Green beryl. 3.5 x 3 x 2 cm. Habach Valley in Salzburg, Austria. 1874.
This emerald crystal was a gift from Salzburg to the imperial and royal mineralogical cabinet in the year 1874. It is one of the largest and finest specimens from the world-famous deposit in the Habach Valley.
FINGERPRINT
Emeralds betray their origin: in natural emeralds the ratio of oxygen isotopes is like a fingerprint pointing to a geological deposit. Thanks to analysis of oxygen isotopes, we can tell that the emerald in the Holy Crown of France probably came from the Habach Valley. Scientists are also attempting to reconstruct the ancient trade routes for emeralds with the help of oxygen isotope analysis. Besides Egyptian deposits, the Habach Valley played an important role as a historically significant deposit.
The earliest written reference to the occurrence of emeralds in the Alps is a letter from Anna de’ Medici, Archduchess of Further Austria, dating from the year 1669. The first definitive mention of this site stems from a description of “previously known minerals in the principality and archbishopric of Salzburg” dating from the year 1797: “Emerald, silex smaragdus, has previously been found only in the Habach Valley in Pinzgau …”
In about 1860 the Vienna jeweller Samuel Goldschmidt started mining emeralds there commercially, driving three tunnels into the emerald-bearing mica schist.

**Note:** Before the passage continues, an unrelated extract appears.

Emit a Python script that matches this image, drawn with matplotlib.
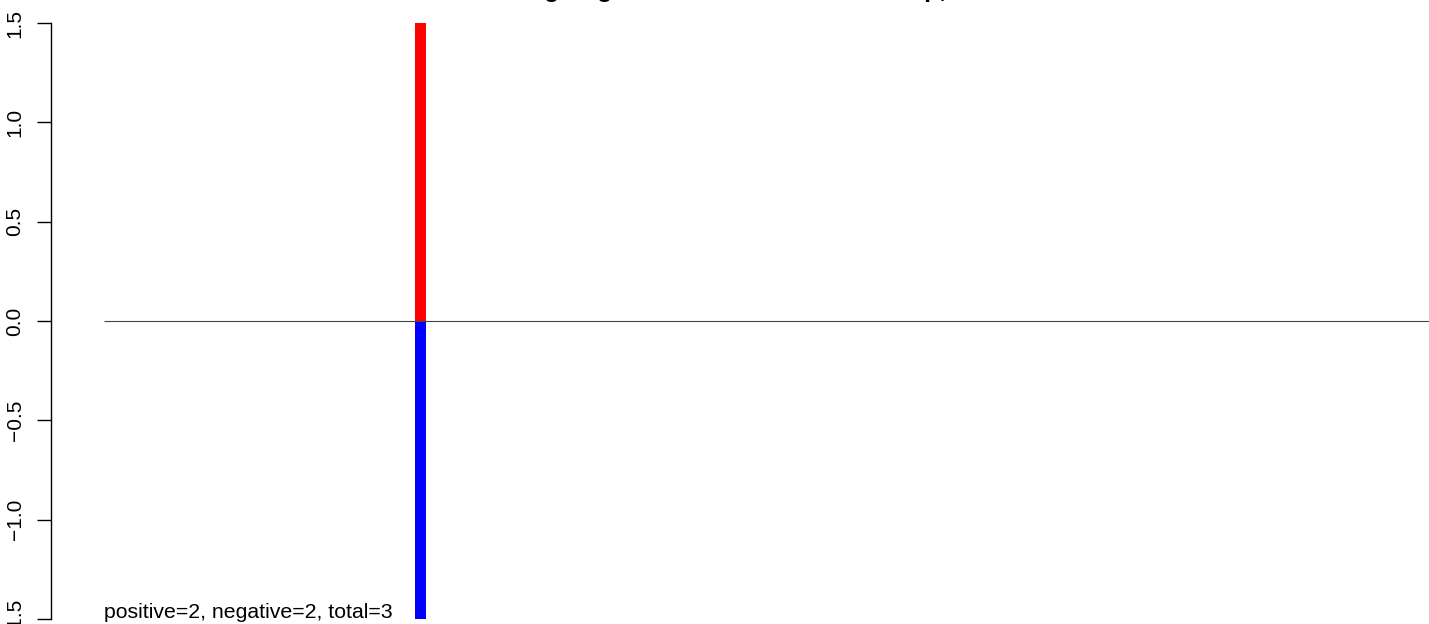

The wall painting by Carl Hasch (Hall III) shows the Leckbachrinne mine at an altitude of 2,400 meters above sea level. However, the inaccessibility of the site, coupled with the limited quantity and quality of the finds, soon made commercial mining of this deposit unprofitable. The site became a paradise for mineral collectors, and during the summer months until the 1970s was reminiscent of the Alaska at the time of the gold rush. Even today, the emeralds in the Habach Valley are Austria’s best known gemstone deposit.